In an old Laurel and Hardy film, they drive up to a man’s house and get into a spat with him. In anger, he breaks a lamp off their car. (An old time car of course.) Hardy responds by walking up to the house front and doing something similar. The man retaliates on the car. Tit for tat, and soon the duo is single-mindedly wrecking the house while its owner ignores them and works on trashing their car. Each becomes solely focused on inflicting damage on the other with no heed to his own damage. Both house and car are demolished. 

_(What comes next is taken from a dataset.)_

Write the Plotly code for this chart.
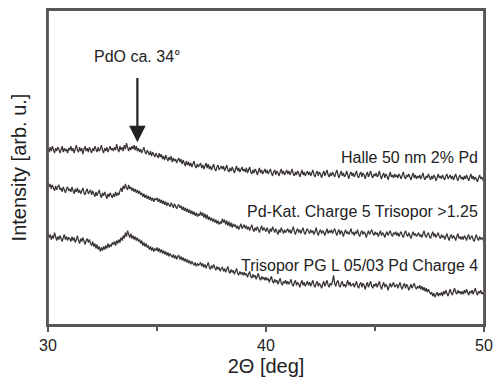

     This is Israel and the Palestinians. Especially the Palestinians, sadly, who Abba Eban once said never miss an opportunity to miss an opportunity. For forty years, the Palestinians have fought Israeli occupation. Then Israel withdrew its occupation of Gaza; just pulled out and simply handed Gaza to the Palestinians. No more occupation, in Gaza at least. So, did the Palestinians set about building themselves a nation in Gaza? No, instead, their whole focus remained upon trashing the Israeli car. They continuously bombarded Israel with rockets. What was the point of that? What could conceivably have been gained by it? Absolutely nothing, except to finally, inevitably, provoke the Israeli reaction that has done tremendous damage to Gaza and its people. 

     Where are the grown-ups over there??

     Tough situation for an optimist.